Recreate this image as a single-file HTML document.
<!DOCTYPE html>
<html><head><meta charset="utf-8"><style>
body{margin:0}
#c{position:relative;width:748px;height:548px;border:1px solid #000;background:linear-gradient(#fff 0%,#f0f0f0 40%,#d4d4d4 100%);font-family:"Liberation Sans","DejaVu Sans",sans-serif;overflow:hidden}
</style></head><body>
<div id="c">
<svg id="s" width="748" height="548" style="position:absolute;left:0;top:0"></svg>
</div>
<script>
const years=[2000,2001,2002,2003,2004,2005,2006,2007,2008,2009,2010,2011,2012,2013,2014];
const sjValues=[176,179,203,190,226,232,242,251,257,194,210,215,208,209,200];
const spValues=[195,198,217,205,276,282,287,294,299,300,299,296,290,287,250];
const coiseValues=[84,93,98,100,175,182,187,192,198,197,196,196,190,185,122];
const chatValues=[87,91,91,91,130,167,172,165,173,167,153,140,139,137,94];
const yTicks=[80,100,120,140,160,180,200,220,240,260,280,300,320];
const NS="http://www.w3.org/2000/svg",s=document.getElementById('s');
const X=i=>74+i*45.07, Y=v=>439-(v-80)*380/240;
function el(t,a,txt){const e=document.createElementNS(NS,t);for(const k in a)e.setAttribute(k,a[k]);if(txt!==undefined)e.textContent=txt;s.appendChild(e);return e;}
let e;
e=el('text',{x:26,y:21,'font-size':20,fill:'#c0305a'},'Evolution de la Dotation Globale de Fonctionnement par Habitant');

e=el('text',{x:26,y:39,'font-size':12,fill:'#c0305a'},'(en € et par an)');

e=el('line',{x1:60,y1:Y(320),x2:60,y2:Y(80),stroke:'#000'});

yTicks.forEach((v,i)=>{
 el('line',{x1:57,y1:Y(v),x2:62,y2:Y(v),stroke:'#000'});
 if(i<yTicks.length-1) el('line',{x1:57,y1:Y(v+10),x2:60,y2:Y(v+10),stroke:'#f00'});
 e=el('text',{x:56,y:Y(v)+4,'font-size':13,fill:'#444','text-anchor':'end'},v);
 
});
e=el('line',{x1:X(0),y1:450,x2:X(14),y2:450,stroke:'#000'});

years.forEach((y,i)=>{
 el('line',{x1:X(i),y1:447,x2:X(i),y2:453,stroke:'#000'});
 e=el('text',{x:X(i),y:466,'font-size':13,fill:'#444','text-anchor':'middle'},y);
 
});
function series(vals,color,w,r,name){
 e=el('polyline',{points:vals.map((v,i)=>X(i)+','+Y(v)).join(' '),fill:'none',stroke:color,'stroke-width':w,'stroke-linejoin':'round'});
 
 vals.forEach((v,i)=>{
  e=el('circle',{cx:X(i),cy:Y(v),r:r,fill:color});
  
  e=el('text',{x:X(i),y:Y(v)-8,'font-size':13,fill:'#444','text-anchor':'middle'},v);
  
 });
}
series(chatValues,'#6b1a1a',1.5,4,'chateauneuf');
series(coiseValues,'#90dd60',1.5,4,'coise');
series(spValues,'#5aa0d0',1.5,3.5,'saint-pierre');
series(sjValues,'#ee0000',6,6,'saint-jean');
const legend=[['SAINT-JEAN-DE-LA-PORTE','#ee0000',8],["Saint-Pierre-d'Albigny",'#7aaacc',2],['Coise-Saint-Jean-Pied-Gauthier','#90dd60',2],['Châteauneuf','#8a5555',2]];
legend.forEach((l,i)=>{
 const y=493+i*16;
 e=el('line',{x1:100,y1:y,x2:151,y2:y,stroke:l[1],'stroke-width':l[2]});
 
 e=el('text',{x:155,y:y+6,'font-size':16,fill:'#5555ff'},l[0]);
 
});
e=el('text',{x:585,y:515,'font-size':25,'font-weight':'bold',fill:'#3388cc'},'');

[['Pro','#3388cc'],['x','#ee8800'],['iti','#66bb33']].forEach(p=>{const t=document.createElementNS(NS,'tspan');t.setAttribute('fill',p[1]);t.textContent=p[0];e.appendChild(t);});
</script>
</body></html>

--- Set exercise ---
The data above must be returned in full, exactly as written.

--- Output ---
Recreate this image as a single-file HTML document.
<!DOCTYPE html>
<html><head><meta charset="utf-8"><style>
body{margin:0}
#c{position:relative;width:748px;height:548px;border:1px solid #000;background:linear-gradient(#fff 0%,#f0f0f0 40%,#d4d4d4 100%);font-family:"Liberation Sans","DejaVu Sans",sans-serif;overflow:hidden}
</style></head><body>
<div id="c">
<svg id="s" width="748" height="548" style="position:absolute;left:0;top:0"></svg>
</div>
<script>
const years=[2000,2001,2002,2003,2004,2005,2006,2007,2008,2009,2010,2011,2012,2013,2014];
const sjValues=[176,179,203,190,226,232,242,251,257,194,210,215,208,209,200];
const spValues=[195,198,217,205,276,282,287,294,299,300,299,296,290,287,250];
const coiseValues=[84,93,98,100,175,182,187,192,198,197,196,196,190,185,122];
const chatValues=[87,91,91,91,130,167,172,165,173,167,153,140,139,137,94];
const yTicks=[80,100,120,140,160,180,200,220,240,260,280,300,320];
const NS="http://www.w3.org/2000/svg",s=document.getElementById('s');
const X=i=>74+i*45.07, Y=v=>439-(v-80)*380/240;
function el(t,a,txt){const e=document.createElementNS(NS,t);for(const k in a)e.setAttribute(k,a[k]);if(txt!==undefined)e.textContent=txt;s.appendChild(e);return e;}
let e;
e=el('text',{x:26,y:21,'font-size':20,fill:'#c0305a'},'Evolution de la Dotation Globale de Fonctionnement par Habitant');

e=el('text',{x:26,y:39,'font-size':12,fill:'#c0305a'},'(en € et par an)');

e=el('line',{x1:60,y1:Y(320),x2:60,y2:Y(80),stroke:'#000'});

yTicks.forEach((v,i)=>{
 el('line',{x1:57,y1:Y(v),x2:62,y2:Y(v),stroke:'#000'});
 if(i<yTicks.length-1) el('line',{x1:57,y1:Y(v+10),x2:60,y2:Y(v+10),stroke:'#f00'});
 e=el('text',{x:56,y:Y(v)+4,'font-size':13,fill:'#444','text-anchor':'end'},v);
 
});
e=el('line',{x1:X(0),y1:450,x2:X(14),y2:450,stroke:'#000'});

years.forEach((y,i)=>{
 el('line',{x1:X(i),y1:447,x2:X(i),y2:453,stroke:'#000'});
 e=el('text',{x:X(i),y:466,'font-size':13,fill:'#444','text-anchor':'middle'},y);
 
});
function series(vals,color,w,r,name){
 e=el('polyline',{points:vals.map((v,i)=>X(i)+','+Y(v)).join(' '),fill:'none',stroke:color,'stroke-width':w,'stroke-linejoin':'round'});
 
 vals.forEach((v,i)=>{
  e=el('circle',{cx:X(i),cy:Y(v),r:r,fill:color});
  
  e=el('text',{x:X(i),y:Y(v)-8,'font-size':13,fill:'#444','text-anchor':'middle'},v);
  
 });
}
series(chatValues,'#6b1a1a',1.5,4,'chateauneuf');
series(coiseValues,'#90dd60',1.5,4,'coise');
series(spValues,'#5aa0d0',1.5,3.5,'saint-pierre');
series(sjValues,'#ee0000',6,6,'saint-jean');
const legend=[['SAINT-JEAN-DE-LA-PORTE','#ee0000',8],["Saint-Pierre-d'Albigny",'#7aaacc',2],['Coise-Saint-Jean-Pied-Gauthier','#90dd60',2],['Châteauneuf','#8a5555',2]];
legend.forEach((l,i)=>{
 const y=493+i*16;
 e=el('line',{x1:100,y1:y,x2:151,y2:y,stroke:l[1],'stroke-width':l[2]});
 
 e=el('text',{x:155,y:y+6,'font-size':16,fill:'#5555ff'},l[0]);
 
});
e=el('text',{x:585,y:515,'font-size':25,'font-weight':'bold',fill:'#3388cc'},'');

[['Pro','#3388cc'],['x','#ee8800'],['iti','#66bb33']].forEach(p=>{const t=document.createElementNS(NS,'tspan');t.setAttribute('fill',p[1]);t.textContent=p[0];e.appendChild(t);});
</script>
</body></html>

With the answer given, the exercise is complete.